**WRITTEN INSTRUCTION**
Leaving out the pictures, transcribe all of the records faithfully.

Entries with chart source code
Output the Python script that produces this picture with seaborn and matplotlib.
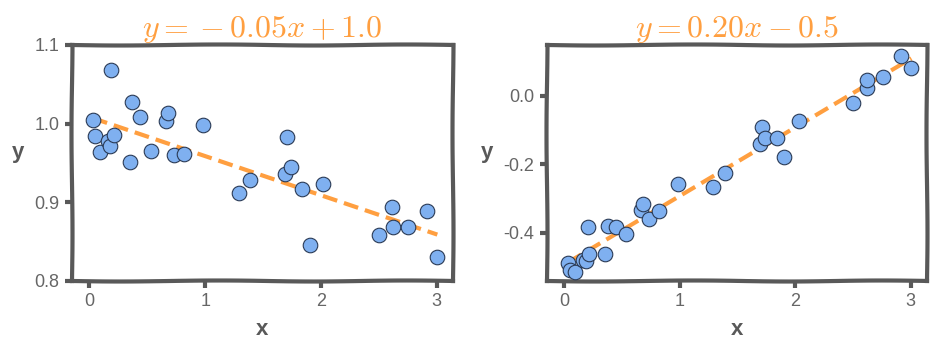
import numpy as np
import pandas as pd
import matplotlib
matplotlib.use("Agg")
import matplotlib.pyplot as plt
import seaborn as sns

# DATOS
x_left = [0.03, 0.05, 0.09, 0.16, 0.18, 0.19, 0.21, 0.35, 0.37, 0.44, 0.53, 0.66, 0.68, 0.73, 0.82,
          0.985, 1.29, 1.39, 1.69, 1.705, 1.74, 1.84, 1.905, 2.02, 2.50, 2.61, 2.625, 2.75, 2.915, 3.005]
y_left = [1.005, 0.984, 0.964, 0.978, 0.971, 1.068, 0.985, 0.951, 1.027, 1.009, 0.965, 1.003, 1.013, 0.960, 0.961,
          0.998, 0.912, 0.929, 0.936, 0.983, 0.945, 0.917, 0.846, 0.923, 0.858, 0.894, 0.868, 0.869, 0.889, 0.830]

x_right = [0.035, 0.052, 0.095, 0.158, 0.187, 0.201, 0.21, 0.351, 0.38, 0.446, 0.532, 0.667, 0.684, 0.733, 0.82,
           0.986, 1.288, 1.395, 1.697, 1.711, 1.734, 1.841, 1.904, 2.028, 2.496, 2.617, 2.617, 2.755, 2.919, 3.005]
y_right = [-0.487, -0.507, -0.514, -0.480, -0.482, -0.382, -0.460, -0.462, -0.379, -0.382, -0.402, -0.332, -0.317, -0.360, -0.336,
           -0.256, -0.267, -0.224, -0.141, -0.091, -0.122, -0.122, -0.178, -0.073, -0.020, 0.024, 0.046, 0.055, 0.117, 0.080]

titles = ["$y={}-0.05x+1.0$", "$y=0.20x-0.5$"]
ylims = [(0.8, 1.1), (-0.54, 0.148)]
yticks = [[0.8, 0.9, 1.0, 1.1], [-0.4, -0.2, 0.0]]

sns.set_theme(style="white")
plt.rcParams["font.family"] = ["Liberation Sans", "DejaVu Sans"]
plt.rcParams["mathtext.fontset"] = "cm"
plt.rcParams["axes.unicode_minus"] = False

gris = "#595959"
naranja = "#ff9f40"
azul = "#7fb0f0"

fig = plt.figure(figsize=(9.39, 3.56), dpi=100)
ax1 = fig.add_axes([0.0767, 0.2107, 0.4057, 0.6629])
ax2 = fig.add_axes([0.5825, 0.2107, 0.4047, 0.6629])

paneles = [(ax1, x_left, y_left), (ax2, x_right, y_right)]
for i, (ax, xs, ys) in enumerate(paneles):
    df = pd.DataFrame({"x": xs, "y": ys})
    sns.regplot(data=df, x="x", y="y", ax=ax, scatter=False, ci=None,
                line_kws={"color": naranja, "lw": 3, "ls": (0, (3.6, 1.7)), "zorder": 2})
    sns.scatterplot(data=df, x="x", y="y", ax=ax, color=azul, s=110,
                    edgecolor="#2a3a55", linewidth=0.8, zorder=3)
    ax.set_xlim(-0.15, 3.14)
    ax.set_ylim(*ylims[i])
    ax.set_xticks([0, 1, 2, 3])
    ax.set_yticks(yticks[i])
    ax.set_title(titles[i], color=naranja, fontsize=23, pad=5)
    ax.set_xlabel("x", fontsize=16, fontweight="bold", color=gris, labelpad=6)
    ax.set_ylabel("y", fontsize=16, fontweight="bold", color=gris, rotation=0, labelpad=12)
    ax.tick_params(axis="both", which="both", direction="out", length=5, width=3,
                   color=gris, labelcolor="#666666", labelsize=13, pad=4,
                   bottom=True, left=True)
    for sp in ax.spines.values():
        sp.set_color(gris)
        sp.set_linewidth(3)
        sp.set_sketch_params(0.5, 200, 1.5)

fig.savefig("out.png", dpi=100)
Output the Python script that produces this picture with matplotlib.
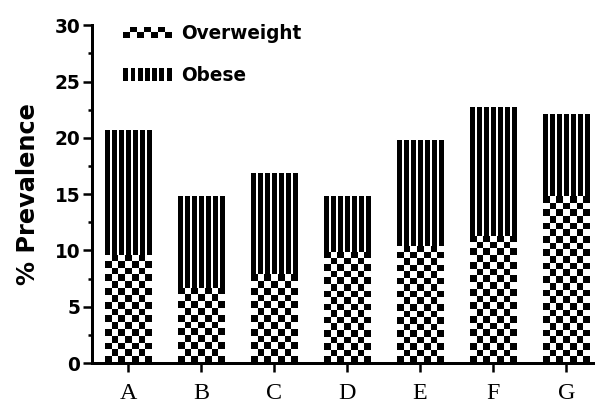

**EXPECTED ANSWER**
Output the Python script that produces this picture with seaborn and matplotlib.
import numpy as np
import pandas as pd
import matplotlib
matplotlib.use("Agg")
import matplotlib.pyplot as plt
import seaborn as sns

# DATOS
x_left = [0.03, 0.05, 0.09, 0.16, 0.18, 0.19, 0.21, 0.35, 0.37, 0.44, 0.53, 0.66, 0.68, 0.73, 0.82,
          0.985, 1.29, 1.39, 1.69, 1.705, 1.74, 1.84, 1.905, 2.02, 2.50, 2.61, 2.625, 2.75, 2.915, 3.005]
y_left = [1.005, 0.984, 0.964, 0.978, 0.971, 1.068, 0.985, 0.951, 1.027, 1.009, 0.965, 1.003, 1.013, 0.960, 0.961,
          0.998, 0.912, 0.929, 0.936, 0.983, 0.945, 0.917, 0.846, 0.923, 0.858, 0.894, 0.868, 0.869, 0.889, 0.830]

x_right = [0.035, 0.052, 0.095, 0.158, 0.187, 0.201, 0.21, 0.351, 0.38, 0.446, 0.532, 0.667, 0.684, 0.733, 0.82,
           0.986, 1.288, 1.395, 1.697, 1.711, 1.734, 1.841, 1.904, 2.028, 2.496, 2.617, 2.617, 2.755, 2.919, 3.005]
y_right = [-0.487, -0.507, -0.514, -0.480, -0.482, -0.382, -0.460, -0.462, -0.379, -0.382, -0.402, -0.332, -0.317, -0.360, -0.336,
           -0.256, -0.267, -0.224, -0.141, -0.091, -0.122, -0.122, -0.178, -0.073, -0.020, 0.024, 0.046, 0.055, 0.117, 0.080]

titles = ["$y={}-0.05x+1.0$", "$y=0.20x-0.5$"]
ylims = [(0.8, 1.1), (-0.54, 0.148)]
yticks = [[0.8, 0.9, 1.0, 1.1], [-0.4, -0.2, 0.0]]

sns.set_theme(style="white")
plt.rcParams["font.family"] = ["Liberation Sans", "DejaVu Sans"]
plt.rcParams["mathtext.fontset"] = "cm"
plt.rcParams["axes.unicode_minus"] = False

gris = "#595959"
naranja = "#ff9f40"
azul = "#7fb0f0"

fig = plt.figure(figsize=(9.39, 3.56), dpi=100)
ax1 = fig.add_axes([0.0767, 0.2107, 0.4057, 0.6629])
ax2 = fig.add_axes([0.5825, 0.2107, 0.4047, 0.6629])

paneles = [(ax1, x_left, y_left), (ax2, x_right, y_right)]
for i, (ax, xs, ys) in enumerate(paneles):
    df = pd.DataFrame({"x": xs, "y": ys})
    sns.regplot(data=df, x="x", y="y", ax=ax, scatter=False, ci=None,
                line_kws={"color": naranja, "lw": 3, "ls": (0, (3.6, 1.7)), "zorder": 2})
    sns.scatterplot(data=df, x="x", y="y", ax=ax, color=azul, s=110,
                    edgecolor="#2a3a55", linewidth=0.8, zorder=3)
    ax.set_xlim(-0.15, 3.14)
    ax.set_ylim(*ylims[i])
    ax.set_xticks([0, 1, 2, 3])
    ax.set_yticks(yticks[i])
    ax.set_title(titles[i], color=naranja, fontsize=23, pad=5)
    ax.set_xlabel("x", fontsize=16, fontweight="bold", color=gris, labelpad=6)
    ax.set_ylabel("y", fontsize=16, fontweight="bold", color=gris, rotation=0, labelpad=12)
    ax.tick_params(axis="both", which="both", direction="out", length=5, width=3,
                   color=gris, labelcolor="#666666", labelsize=13, pad=4,
                   bottom=True, left=True)
    for sp in ax.spines.values():
        sp.set_color(gris)
        sp.set_linewidth(3)
        sp.set_sketch_params(0.5, 200, 1.5)

fig.savefig("out.png", dpi=100)
Output the Python script that produces this picture with matplotlib.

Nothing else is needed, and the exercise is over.